*Records provided:*
====================
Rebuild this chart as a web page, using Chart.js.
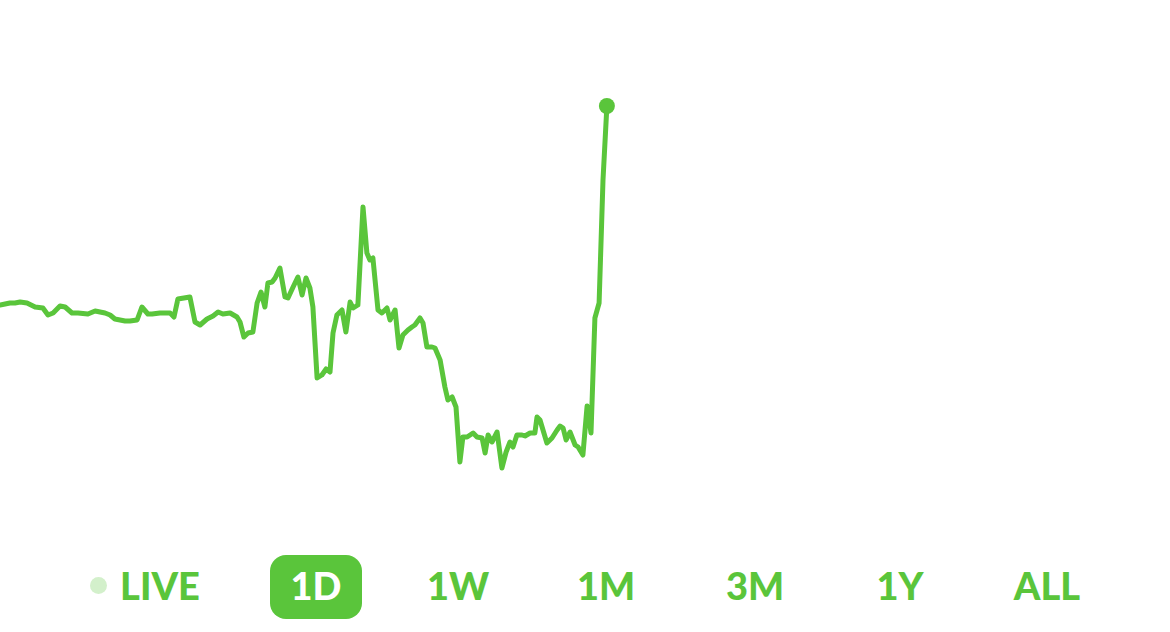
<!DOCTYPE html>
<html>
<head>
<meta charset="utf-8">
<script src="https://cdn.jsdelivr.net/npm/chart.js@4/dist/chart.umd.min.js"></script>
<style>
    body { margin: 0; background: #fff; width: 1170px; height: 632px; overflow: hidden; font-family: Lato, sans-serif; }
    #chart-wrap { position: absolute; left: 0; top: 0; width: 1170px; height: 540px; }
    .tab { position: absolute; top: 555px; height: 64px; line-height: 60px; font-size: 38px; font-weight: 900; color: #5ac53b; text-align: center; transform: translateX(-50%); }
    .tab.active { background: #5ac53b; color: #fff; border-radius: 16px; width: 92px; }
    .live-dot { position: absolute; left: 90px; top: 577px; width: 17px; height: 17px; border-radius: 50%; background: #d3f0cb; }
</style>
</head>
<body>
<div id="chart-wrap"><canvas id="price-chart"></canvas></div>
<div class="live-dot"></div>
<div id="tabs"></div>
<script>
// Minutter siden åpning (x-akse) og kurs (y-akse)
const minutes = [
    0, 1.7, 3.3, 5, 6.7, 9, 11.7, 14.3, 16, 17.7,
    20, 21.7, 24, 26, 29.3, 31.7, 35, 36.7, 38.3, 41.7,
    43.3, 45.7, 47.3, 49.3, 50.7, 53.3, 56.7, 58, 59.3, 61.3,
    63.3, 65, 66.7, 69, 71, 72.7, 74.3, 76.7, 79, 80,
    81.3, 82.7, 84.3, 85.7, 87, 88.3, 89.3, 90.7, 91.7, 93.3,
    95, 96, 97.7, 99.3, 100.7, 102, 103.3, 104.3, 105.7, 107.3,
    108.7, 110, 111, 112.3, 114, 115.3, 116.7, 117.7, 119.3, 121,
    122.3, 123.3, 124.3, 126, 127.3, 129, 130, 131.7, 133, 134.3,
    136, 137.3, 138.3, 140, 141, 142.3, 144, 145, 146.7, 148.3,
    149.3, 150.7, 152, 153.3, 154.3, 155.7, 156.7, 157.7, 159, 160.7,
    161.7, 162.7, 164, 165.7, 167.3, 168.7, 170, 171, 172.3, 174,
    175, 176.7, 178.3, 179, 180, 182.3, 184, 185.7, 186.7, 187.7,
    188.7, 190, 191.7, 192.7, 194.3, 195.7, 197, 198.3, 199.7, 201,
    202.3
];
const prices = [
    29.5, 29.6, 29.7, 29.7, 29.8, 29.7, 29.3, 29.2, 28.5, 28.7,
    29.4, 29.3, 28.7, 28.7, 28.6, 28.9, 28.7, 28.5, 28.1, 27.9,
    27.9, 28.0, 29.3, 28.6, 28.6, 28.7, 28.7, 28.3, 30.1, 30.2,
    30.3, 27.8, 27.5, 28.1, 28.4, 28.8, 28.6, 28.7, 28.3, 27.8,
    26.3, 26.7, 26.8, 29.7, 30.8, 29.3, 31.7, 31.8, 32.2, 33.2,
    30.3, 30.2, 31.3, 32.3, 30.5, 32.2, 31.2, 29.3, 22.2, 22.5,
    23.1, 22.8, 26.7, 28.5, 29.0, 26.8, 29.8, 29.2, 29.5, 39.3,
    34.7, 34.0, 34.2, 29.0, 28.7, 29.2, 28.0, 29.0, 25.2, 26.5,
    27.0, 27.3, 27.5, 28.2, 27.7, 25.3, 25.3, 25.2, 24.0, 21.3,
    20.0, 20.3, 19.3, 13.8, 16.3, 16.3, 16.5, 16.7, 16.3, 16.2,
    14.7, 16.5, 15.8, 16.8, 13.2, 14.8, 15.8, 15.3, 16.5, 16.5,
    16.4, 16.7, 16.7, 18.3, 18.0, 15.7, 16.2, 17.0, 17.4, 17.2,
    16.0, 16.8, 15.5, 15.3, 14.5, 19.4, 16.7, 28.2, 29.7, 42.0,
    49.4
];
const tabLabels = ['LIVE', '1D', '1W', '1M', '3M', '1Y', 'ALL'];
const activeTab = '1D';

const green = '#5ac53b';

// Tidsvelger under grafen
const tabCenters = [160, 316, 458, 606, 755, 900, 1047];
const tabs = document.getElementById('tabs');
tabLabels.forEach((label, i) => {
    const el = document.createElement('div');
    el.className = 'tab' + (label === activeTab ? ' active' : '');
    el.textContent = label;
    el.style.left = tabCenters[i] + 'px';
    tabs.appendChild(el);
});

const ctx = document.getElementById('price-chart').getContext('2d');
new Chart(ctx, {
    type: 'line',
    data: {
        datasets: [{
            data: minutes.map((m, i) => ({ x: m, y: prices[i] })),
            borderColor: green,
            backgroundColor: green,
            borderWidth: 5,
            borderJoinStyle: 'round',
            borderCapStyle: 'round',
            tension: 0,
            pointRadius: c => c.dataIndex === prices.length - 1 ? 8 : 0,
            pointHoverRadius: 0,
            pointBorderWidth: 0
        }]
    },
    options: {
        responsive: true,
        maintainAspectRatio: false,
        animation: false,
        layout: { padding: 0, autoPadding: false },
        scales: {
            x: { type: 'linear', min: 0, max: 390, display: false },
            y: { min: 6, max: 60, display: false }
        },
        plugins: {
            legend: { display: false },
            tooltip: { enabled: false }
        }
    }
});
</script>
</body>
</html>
====================
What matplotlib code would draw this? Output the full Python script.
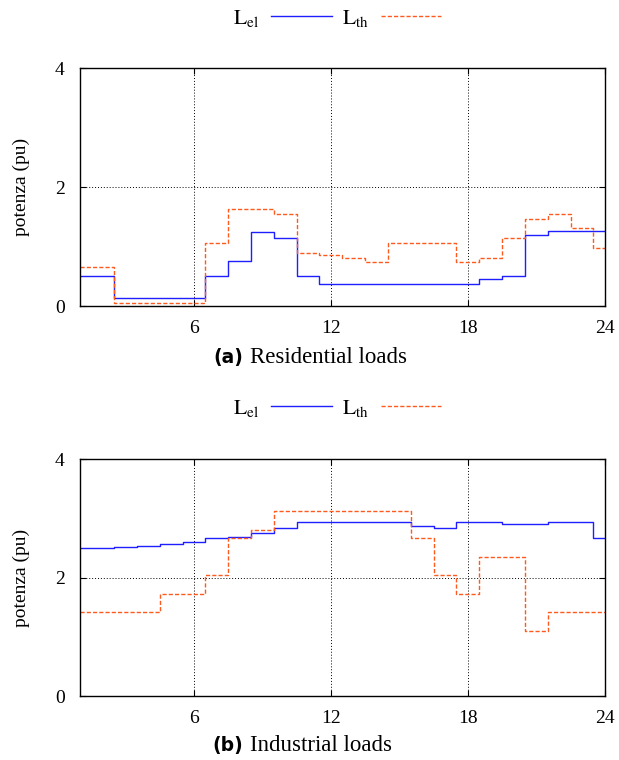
====================
*Prompt:*
Tally the lines of the listing in which the word "this" occurs, and state the total alone.

*Solution below:*
2